Old-fashioned peanut butter cookies are a classic, aren’t they? Their soft, slightly chewy texture and peanut butter flavor is hard to resist. So how about ones that can be made not only gluten free, but egg free and dairy free too, if you so choose?
I have made these without the use of xanthan gum or guar gum, but it does mean they’re a bit more fragile. Should you not have a problem with either of those ingredients, feel free to add 1/2 teaspoon of either one to your dry ingredients.
- GF flour mix - 3/4 cup + 2 Tablespoons
- coconut sugar (sucanat, organic cane sugar or honey) - 1/4 cup or 2 Tablespoons agave
- brown sugar - 1/4 cup (packed)
- baking soda - 1 teaspoon
- sea salt - 1/4 teaspoon
- peanut butter - 1/4 cup + 2 Tablespoons
- coconut oil or butter or non-dairy butter - 1/4 cup (gently melted)
- egg - 1 or *1/4 cup egg replacement
- pure vanilla extract - 1 teaspoon
- xanthan gum or guar gum - 1/2 teaspoon (optional)
Preheat oven to 350 degrees Fahrenheit.
Measure the dry ingredients into a bowl or standing mixer and whisk together. In a separate bowl, measure the liquid ingredients and add to the dry ingredients. Then mix them together. It will appear crumbly, like this:
But don't worry because it will still form 12 evenly sized balls. Then flatten them slightly in your hand.
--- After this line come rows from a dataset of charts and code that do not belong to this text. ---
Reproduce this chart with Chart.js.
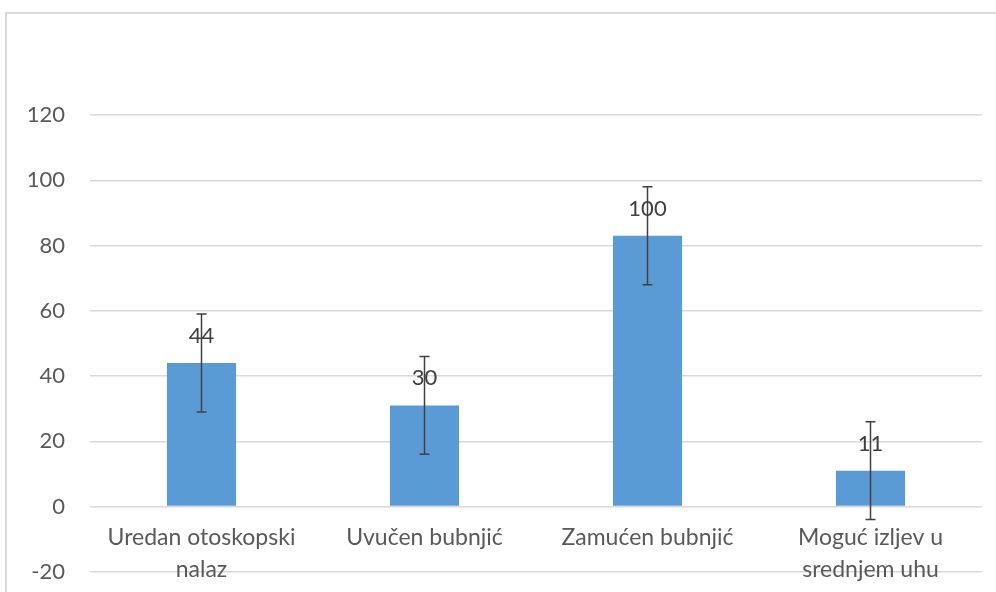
<!DOCTYPE html>
<html>
<head>
<meta charset="utf-8">
<script src="https://cdn.jsdelivr.net/npm/chart.js@4/dist/chart.umd.min.js"></script>
<style>
    html, body { margin: 0; padding: 0; background: #fff; }
    #wrap { position: relative; width: 996px; height: 592px; overflow: hidden; }
    #frame { position: absolute; left: 5px; top: 12px; width: 1100px; height: 700px; border: 2px solid #d9d9d9; box-sizing: border-box; }
    canvas { position: absolute; left: 0; top: 0; }
</style>
</head>
<body>
<div id="wrap">
    <div id="frame"></div>
    <canvas id="otoChart" width="996" height="610"></canvas>
</div>
<script>
const categories = [
    ['Uredan otoskopski', 'nalaz'],
    'Uvučen bubnjić',
    'Zamućen bubnjić',
    ['Moguć izljev u', 'srednjem uhu']
];
const barValues = [44, 31, 83, 11];
const errorValues = [15, 15, 15, 15];
const valueLabels = ['44', '30', '100', '11'];
const yTicks = [-20, 0, 20, 40, 60, 80, 100, 120];

// labels above the bars and error bars, drawn from the scales
const extrasPlugin = {
    id: 'extras',
    afterDatasetsDraw(chart) {
        const ctx = chart.ctx;
        const y = chart.scales.y;
        const meta = chart.getDatasetMeta(0);
        ctx.save();
        ctx.font = '22px Lato';
        ctx.fillStyle = '#404040';
        ctx.textAlign = 'center';
        ctx.textBaseline = 'middle';
        meta.data.forEach((bar, i) => {
            ctx.fillText(valueLabels[i], bar.x, y.getPixelForValue(barValues[i]) - 27);
        });
        ctx.strokeStyle = '#404040';
        ctx.lineWidth = 1.5;
        meta.data.forEach((bar, i) => {
            const top = y.getPixelForValue(barValues[i] + errorValues[i]);
            const bottom = y.getPixelForValue(barValues[i] - errorValues[i]);
            ctx.beginPath();
            ctx.moveTo(bar.x, top);
            ctx.lineTo(bar.x, bottom);
            ctx.moveTo(bar.x - 5, top);
            ctx.lineTo(bar.x + 5, top);
            ctx.moveTo(bar.x - 5, bottom);
            ctx.lineTo(bar.x + 5, bottom);
            ctx.stroke();
        });
        ctx.restore();
    }
};

const ctx = document.getElementById('otoChart').getContext('2d');
const otoChart = new Chart(ctx, {
    type: 'bar',
    data: {
        labels: categories,
        datasets: [{
            data: barValues,
            backgroundColor: '#5b9bd5',
            categoryPercentage: 0.31,
            barPercentage: 1
        }]
    },
    options: {
        responsive: false,
        animation: false,
        layout: {
            padding: { left: 0, right: 14, top: 115, bottom: 4 }
        },
        plugins: {
            legend: { display: false },
            tooltip: { enabled: false }
        },
        scales: {
            x: {
                position: { y: 0 },
                grid: { display: false },
                border: { display: false },
                ticks: {
                    color: '#595959',
                    font: { family: 'Lato', size: 23, lineHeight: 1.4 },
                    padding: 7,
                    maxRotation: 0,
                    autoSkip: false
                }
            },
            y: {
                min: -20,
                max: 120,
                afterBuildTicks(scale) {
                    scale.ticks = yTicks.map(v => ({ value: v }));
                },
                afterFit(scale) {
                    scale.width = 90;
                },
                grid: { color: '#d9d9d9', lineWidth: 1.5, drawTicks: false },
                border: { display: false },
                ticks: {
                    color: '#595959',
                    font: { family: 'Lato', size: 22 },
                    padding: 25
                }
            }
        }
    },
    plugins: [extrasPlugin]
});
</script>
</body>
</html>
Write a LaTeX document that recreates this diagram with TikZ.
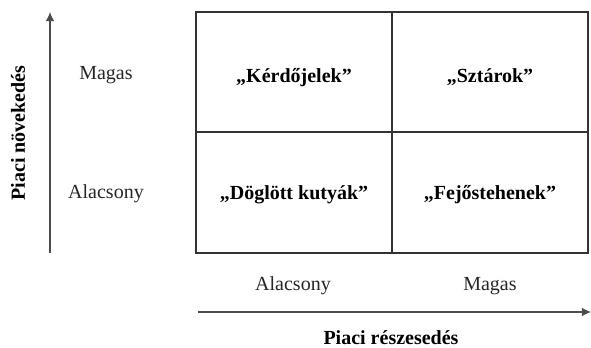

I actually like to shape them up a bit before laying them on a non-stick baking sheet.
Then, using a fork, you may dampen the tines slightly in water, press gently vertically and then diagonally. Sprinkle a pinch of sugar on top, if you like.
Bake 10 - 12 minutes. Oven temperatures may vary so keep an eye on them. Makes 1 dozen.
They will firm up as they cool, so please allow them to cool completely before gently removing them from the cookie sheet with a pancake flipper - otherwise they may crack or even fall apart. I actually lay them on a rack at this point so they really get a good chance to set.
Then enjoy! :D
* To make an egg replacement: Measure 1 Tablespoon chia seeds or ground flax seed and 3 Tablespoons warm water. Stir and allow to set until it forms a gel. Add to the liquid ingredients as you would an egg.